At the club, some of the girls are disappointed that it is not Hip Hop night but rather Country Night. Well—they are at a country bar so it might be a lil strange to hear hip hop, but whatevs. Jenna is determined to have a good time anyway. She talks to a guy named Brad, telling him that she loves rocks and geology. She invites him and his friend Brooks back to the house, but the other girls refuse to wait for her. They take a limo home, and Jenna hops in a cab with Brad and Brooks.
I’ve watched enough reality television in my time to know that this minor division is going to create problems. And I’m right! Back at the house, everyone is asleep except for Jenna, Amy, and their boy guests. Brooks starts washing the dishes in the sink because why not? If a dude ever cleaned my kitchen it better be because he had just finished cooking me breakfast. I’d be a little embarrassed by a mess. But these girls? Hell no! It’s par for the course.
Dani comes downstairs to politely ask them to quiet down. I’m on Team Twin at this point because I’ve lived with loud ass roommates and it is disrespectful. Amy and Jenna just nod their heads and bring the party into the hot tub.
And this is when the sh—hits the fan, friends. Erica comes down first, and then all the other girls follow her. Brad and Brooks keep apologizing and you know they just want to get the f--- out. Getting ass should not be this much work. Erica gets in Jenna’s face and is all, my man would never be up and this loud at five in the morning unless he was giving me d--- because he has a black card. And I think to myself, if her boyfriend is so rich, why can’t he buy her a decent dye job or some clothes besides the pink underwear/pajamas that she seems to wear everywhere?

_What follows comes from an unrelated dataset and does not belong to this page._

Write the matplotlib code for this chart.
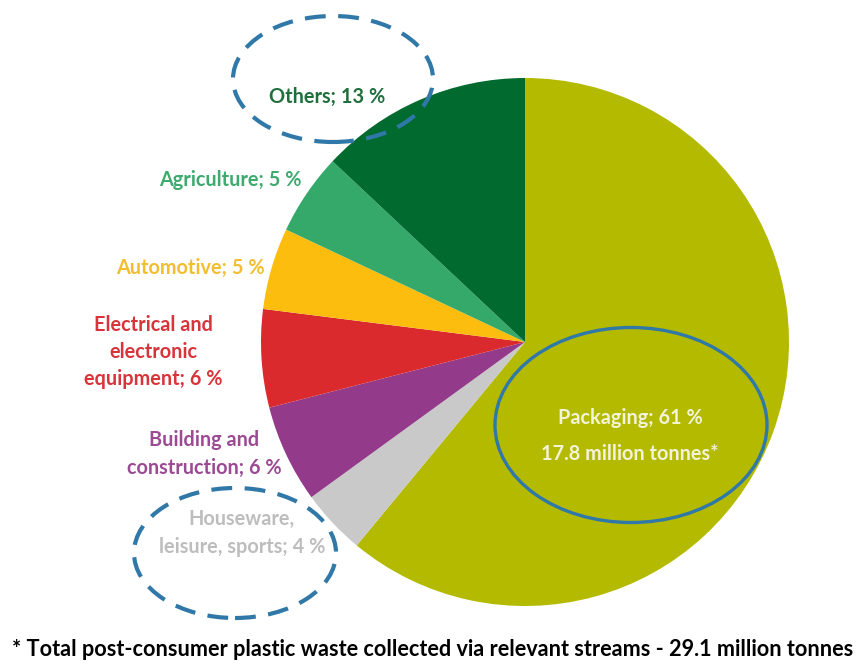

The guys finally escape and now it’s Jenna’s turn to lose it. She starts kicking stuff and throwing lamps, all while wearing a sparkly green bikini top. She decides to leave and go to a hotel to calm down. While she’s gone, the other girls start destroying her stuff. They spit in her bags and throw her makeup over the balcony.

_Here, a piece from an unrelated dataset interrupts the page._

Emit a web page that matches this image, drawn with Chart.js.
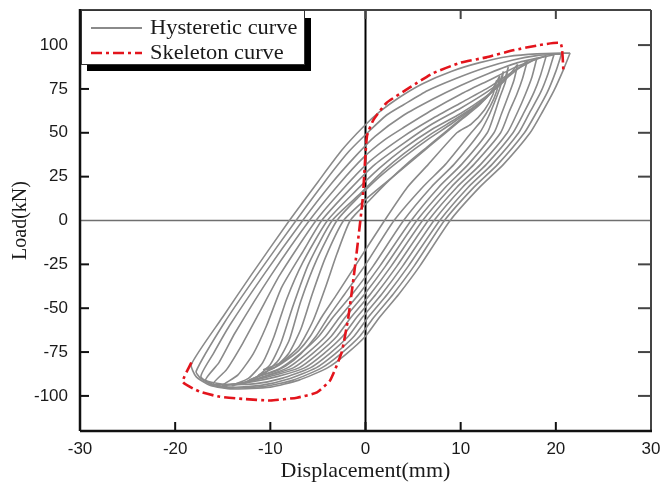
<!DOCTYPE html>
<html lang="en">
<head>
<meta charset="UTF-8">
<title>Hysteretic and skeleton curves</title>
<script src="https://cdn.jsdelivr.net/npm/chart.js"></script>
<style>
  html, body { margin: 0; padding: 0; background: #fff; }
</style>
</head>
<body>
<canvas id="chart" width="662" height="487"></canvas>
<script>
// axis ticks
const xTicks = [-30, -20, -10, 0, 10, 20, 30];
const yTicks = [-100, -75, -50, -25, 0, 25, 50, 75, 100];

// hysteretic loops: [displacement mm, load kN]
// each loop: positive peak -> unloading -> negative peak -> reloading -> back to peak
const cycleA = [[21.5,95.5],[20.8,86],[19.8,74],[18.6,62],[17.3,50],[14.5,32],[12,19],[8.9,0],[5.7,-26],[3.5,-42],[1.5,-55],[0,-66],[-2,-76],[-4,-84],[-7,-91],[-10,-95],[-14,-96],[-16.3,-94],[-17.8,-89],[-18.3,-82],
  [-15,-55],[-12,-31],[-8,0],[-5,22],[-2.5,40],[-0.3,53],[1.5,62],[3.5,70],[6,78],[9,85],[12,90],[15,93.5],[18,95],[21.5,95.5]];
const cycleB = [[20.6,95],[20,85],[19.1,73],[17.9,61],[16.7,50],[13.9,32],[11.4,19],[8.3,0],[5.1,-26],[2.9,-42],[0.9,-55],[-0.6,-66],[-2.6,-76],[-4.6,-84],[-7.6,-91],[-10.5,-94.5],[-14,-95.5],[-16,-94],[-17.3,-90],[-17.8,-86],
  [-14.8,-58],[-11.4,-31],[-7.3,0],[-4.3,22],[-1.8,39],[0.4,51],[2.2,60],[4,66],[6.5,74],[9.5,81],[12.5,87],[15.5,91.5],[18,94],[20.6,95]];
const cycleC = [[19.8,94.5],[19.2,84],[18.4,73],[17.3,62],[16.1,50],[13.3,32],[10.8,19],[7.8,0],[4.5,-26],[2.3,-42],[0.3,-55],[-1.2,-66],[-3.2,-76],[-5.2,-84],[-8.2,-90.5],[-11,-94],[-14,-95],[-16,-93.5],[-17.3,-89],
  [-16,-76],[-14.3,-60],[-10.7,-31],[-6.6,0],[-3.6,21],[-1,37],[1,48],[4,60],[7,69],[10,77],[13,84],[16,90],[19.8,94.5]];
const cycleD = [[19,94],[18.4,83],[17.7,73],[16.7,62],[15.5,50],[12.7,32],[10.2,19],[7.2,0],[3.9,-26],[1.7,-42],[-0.3,-55],[-1.8,-66],[-3.8,-76],[-5.8,-84],[-8.8,-90],[-11.5,-93],[-14.5,-93.5],[-16.8,-91],
  [-15.4,-81],[-13.7,-64],[-9.9,-31],[-5.9,0],[-2.9,20],[-0.2,36],[2,46],[4,53],[7,63],[10,72],[13,80],[16,88],[19,94]];
const cycleE = [[18,92.5],[17.5,82],[16.8,72],[16,62],[14.9,50],[12.1,32],[9.6,19],[6.6,0],[3.3,-26],[1.1,-42],[-0.9,-55],[-2.4,-66],[-4.4,-76],[-6.4,-84],[-9.3,-89],[-12,-92],[-14.5,-93.5],[-16,-93],
  [-14.6,-85],[-12.9,-70],[-11.1,-52],[-9,-31],[-5.2,0],[-2.2,19],[0.5,34],[4,48],[7,58],[10,67],[13,76],[15.5,85],[18,92.5]];
const cycleF = [[17,91],[16.5,81],[15.9,72],[15.1,62],[14.2,50],[11.4,32],[9,19],[6,0],[2.7,-26],[0.5,-42],[-1.5,-55],[-3,-66],[-5,-76],[-7,-84],[-9.8,-88.5],[-12.5,-92],[-15,-94],
  [-13.4,-88],[-11.8,-76],[-10.4,-60],[-8.8,-38],[-6.5,-17],[-4.6,0],[-1.6,18],[1,32],[4,44],[7,55],[10,64],[12.7,73],[15,82],[17,91]];
const cycleG = [[16,89],[15.6,80],[15,71],[14.3,61],[13.5,50],[10.8,32],[8.4,19],[5.4,0],[2.1,-26],[-0.1,-42],[-2.1,-55],[-3.6,-66],[-5.6,-76],[-7.6,-84],[-10.3,-88.5],[-12.3,-92],[-14,-94],
  [-12.3,-90],[-10.8,-81],[-9.6,-66],[-8.3,-45],[-6.6,-24],[-4,0],[-1,17],[1.5,30],[4,41],[7,52],[10,61],[12.5,70],[14.5,79],[16,89]];
const cycleH = [[15,87.5],[14.7,79],[14.1,70],[13.5,60],[12.8,50],[10.1,32],[7.7,19],[4.8,0],[1.5,-26],[-0.7,-42],[-2.7,-55],[-4.2,-66],[-6.2,-76],[-8.2,-84],[-10.7,-89],[-13,-93],
  [-11.4,-89],[-10,-82],[-8.9,-70],[-7.7,-50],[-6,-25],[-3.5,0],[-0.6,15],[1.8,28],[4,38],[6.8,49],[9.5,58],[12,67],[13.8,76],[14.7,82],[15,87.5]];
const cycleI = [[14.5,85],[14.2,77],[13.6,68],[12.9,59],[12,50],[9.3,32],[6.9,19],[4,0],[0.8,-26],[-1.4,-42],[-3.4,-55],[-4.9,-66],[-6.9,-76],[-8.9,-84],[-10.7,-88],[-12.2,-91],
  [-10.6,-87],[-9.2,-80],[-8,-68],[-6.8,-46],[-5.1,-22],[-3,0],[-0.8,13],[1.5,25],[4,36],[6.5,46],[9,55],[11.3,64],[13,72],[14,78],[14.5,85]];
const cycleJ = [[14.1,82.5],[13.8,74],[13.1,65],[12.2,57],[11.1,50],[8.4,32],[6,19],[3,0],[-0.1,-26],[-2.2,-42],[-3.9,-55],[-5.2,-66],[-6.8,-76],[-8.4,-83],[-10,-87],[-11.2,-88],
  [-9.6,-84],[-8.1,-76],[-6.8,-62],[-5.6,-42],[-4.2,-21],[-2.3,0],[-0.2,11],[2,21],[4,30],[6.2,40],[8.2,49],[10.2,58],[12,66],[13.3,74],[14.1,82.5]];
const cycleK = [[13.8,80],[13.4,72],[12.5,63],[11.1,55],[9.6,50],[6.6,32],[4.4,19],[2,0],[-1.1,-26],[-3,-42],[-4.6,-55],[-5.8,-66],[-7,-74],[-8.4,-80],[-9.6,-84],[-10.7,-85],
  [-8.9,-81],[-7,-72],[-5.5,-57],[-4.2,-38],[-3,-19],[-1.6,0],[0.5,12],[2.5,23],[4.5,33],[6.5,42],[8.5,51],[10.5,60],[12.3,68],[13.3,74],[13.8,80]];
const cycles = [cycleA, cycleB, cycleC, cycleD, cycleE, cycleF, cycleG, cycleH, cycleI, cycleJ, cycleK];

// skeleton (envelope) curve
const skeleton = [[-18.3,-81],[-19.2,-92],[-17.4,-97.6],[-15.3,-100.5],[-12.9,-101.7],[-10,-102.6],[-7.2,-101],[-5.1,-98],[-3.7,-91],[-2.5,-75],[-1.8,-55],[-1.1,-26],[-0.3,12],[0.15,48],[0.8,57],[2.2,67],[4.7,76],[7.1,84],[10,90],[12.7,93],[15.5,97],[18.3,100],[20.5,101],[20.8,85]];

const GRAY = '#8a8a8a';
const RED = '#e3141c';
const DASH = [11, 4, 3, 4];

const toPts = arr => arr.map(p => ({ x: p[0], y: p[1] }));

const datasets = [{
    label: 'Skeleton curve',
    data: toPts(skeleton),
    showLine: true,
    borderColor: RED,
    borderWidth: 2.6,
    borderDash: DASH,
    pointRadius: 0,
    tension: 0.15,
    order: 0
}];
cycles.forEach(c => {
    datasets.push({
        label: 'Hysteretic curve',
        data: toPts(c),
        showLine: true,
        borderColor: GRAY,
        borderWidth: 1.6,
        pointRadius: 0,
        tension: 0.2,
        order: 1
    });
});

function seg(ctx, x1, y1, x2, y2) {
    ctx.beginPath();
    ctx.moveTo(x1, y1);
    ctx.lineTo(x2, y2);
    ctx.stroke();
}

// text a little wider than the font, like the scanned original
function wideText(ctx, txt, x, y, sx) {
    ctx.save();
    ctx.translate(x, y);
    ctx.scale(sx, 1);
    ctx.fillText(txt, 0, 0);
    ctx.restore();
}

const decor = {
    id: 'decor',
    beforeDatasetsDraw(chart) {
        const { ctx, chartArea: a, scales: { x, y } } = chart;
        ctx.save();
        ctx.strokeStyle = '#6f6f6f';
        ctx.lineWidth = 1.5;
        const y0 = y.getPixelForValue(0);
        seg(ctx, a.left, y0, a.right, y0);
        ctx.strokeStyle = '#000';
        ctx.lineWidth = 2;
        const x0 = x.getPixelForValue(0);
        seg(ctx, x0, a.top, x0, a.bottom);
        ctx.restore();
    },
    afterDraw(chart) {
        const { ctx, chartArea: a, scales: { x, y } } = chart;
        ctx.save();
        // frame
        ctx.strokeStyle = '#444';
        ctx.lineWidth = 2;
        seg(ctx, a.left, a.top, a.right, a.top);
        seg(ctx, a.right, a.top, a.right, a.bottom);
        ctx.strokeStyle = '#111';
        ctx.lineWidth = 2.5;
        seg(ctx, a.left, a.top - 1, a.left, a.bottom);
        seg(ctx, a.left, a.bottom, a.right + 1, a.bottom);

        // inward tick marks
        ctx.lineWidth = 2;
        xTicks.slice(1, -1).forEach(v => {
            const px = x.getPixelForValue(v);
            ctx.strokeStyle = '#111';
            seg(ctx, px, a.bottom, px, a.bottom - 9);
            ctx.strokeStyle = '#444';
            seg(ctx, px, a.top, px, a.top + 9);
        });
        yTicks.forEach(v => {
            if (v === 0) return;
            const py = y.getPixelForValue(v);
            ctx.strokeStyle = '#111';
            seg(ctx, a.left, py, a.left + 9, py);
            ctx.strokeStyle = '#444';
            seg(ctx, a.right, py, a.right - 13, py);
        });

        // legend box with drop shadow
        const bx = a.left + 1, by = a.top, bw = 224, bh = 55;
        ctx.fillStyle = '#000';
        ctx.fillRect(bx + 6, by + 8, bw, bh - 2);
        ctx.fillStyle = '#fff';
        ctx.fillRect(bx, by, bw, bh);
        ctx.strokeStyle = '#333';
        ctx.lineWidth = 1;
        ctx.strokeRect(bx + 0.5, by + 0.5, bw - 1, bh - 1);

        ctx.lineWidth = 2;
        ctx.strokeStyle = GRAY;
        seg(ctx, bx + 10, by + 18, bx + 61, by + 18);
        ctx.lineWidth = 2.6;
        ctx.strokeStyle = RED;
        ctx.setLineDash(DASH);
        seg(ctx, bx + 10, by + 43, bx + 61, by + 43);
        ctx.setLineDash([]);

        ctx.fillStyle = '#1a1a1a';
        ctx.font = '20px "Liberation Serif", serif';
        ctx.textBaseline = 'alphabetic';
        wideText(ctx, 'Hysteretic curve', bx + 69, by + 24, 1.12);
        wideText(ctx, 'Skeleton curve', bx + 69, by + 49, 1.12);
        ctx.restore();
    }
};

new Chart(document.getElementById('chart'), {
    type: 'scatter',
    data: { datasets },
    options: {
        responsive: false,
        animation: false,
        layout: { padding: { top: 10, right: 11, left: 0, bottom: 0 } },
        plugins: { legend: { display: false }, tooltip: { enabled: false } },
        scales: {
            x: {
                type: 'linear',
                min: -30,
                max: 30,
                grid: { display: false, drawTicks: false },
                border: { display: false },
                ticks: {
                    stepSize: 10,
                    padding: 8,
                    color: '#1a1a1a',
                    font: { family: '"Liberation Sans", Arial, sans-serif', size: 17 }
                },
                title: {
                    display: true,
                    text: 'Displacement(mm)',
                    color: '#1a1a1a',
                    font: { family: '"Liberation Serif", serif', size: 22 },
                    padding: { top: 0, bottom: 3 }
                },
                afterFit: s => { s.height = 56; s.paddingLeft = 0; s.paddingRight = 0; }
            },
            y: {
                type: 'linear',
                min: -120,
                max: 120,
                grid: { display: false, drawTicks: false },
                border: { display: false },
                afterBuildTicks: s => { s.ticks = yTicks.map(v => ({ value: v })); },
                ticks: {
                    padding: 12,
                    color: '#1a1a1a',
                    font: { family: '"Liberation Sans", Arial, sans-serif', size: 17 }
                },
                title: {
                    display: true,
                    text: 'Load(kN)',
                    color: '#1a1a1a',
                    font: { family: '"Liberation Serif", serif', size: 20 },
                    padding: { top: 9, bottom: 0 }
                },
                afterFit: s => { s.width = 80; s.paddingTop = 0; s.paddingBottom = 0; }
            }
        }
    },
    plugins: [decor]
});
</script>
</body>
</html>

Later on that morning Gabi calls Dad of the Year to tell him about the fight. He maturely tells his daughter that he would have beaten Jenna’s ass if she had woken him up.
Jenna returns to the house. She sees all her stuff on the floor but shrugs it off. She talks to Demitra and Amy about what happened. They tell her she needs to respect her roommates. In her talking head, Amy essentially decides to abandon Jenna. Smart Amy reflects that she doesn’t forgive but she always forgets, so . . . so . . . how can she even remember what Jenna did? Methinks Amy is a tad bit confused.
Meanwhile, Jenna starts writing on the pictures of the girls, scribbling something along the lines that Erica gets paid money for sexual favors. Pshaw. I think people would pay money for Erica to stay AWAY from them. While Jenna is defacing the property, the twins, Gia, and Erica take Jenna’s mattress and throw it into the pool. When she finds out, she remains fairly calm. UNTIL they tell her they threw her weave along with it. Oh no they didn’t! Fists start flying. Jenna throws a cue ball at them. The producers intervene.
A brawl follows. I can’t tell who hits who, but it gets nasty real fast. And then, before we know it, it’s time for us to say goodbye to Jenna. The b*tch is going home.
Jenna doesn’t even seem to care that she’s leaving. She almost seems relieved. And I can’t really blame her. Living in an awesome house is not worth it if you have to share it with crazy hos.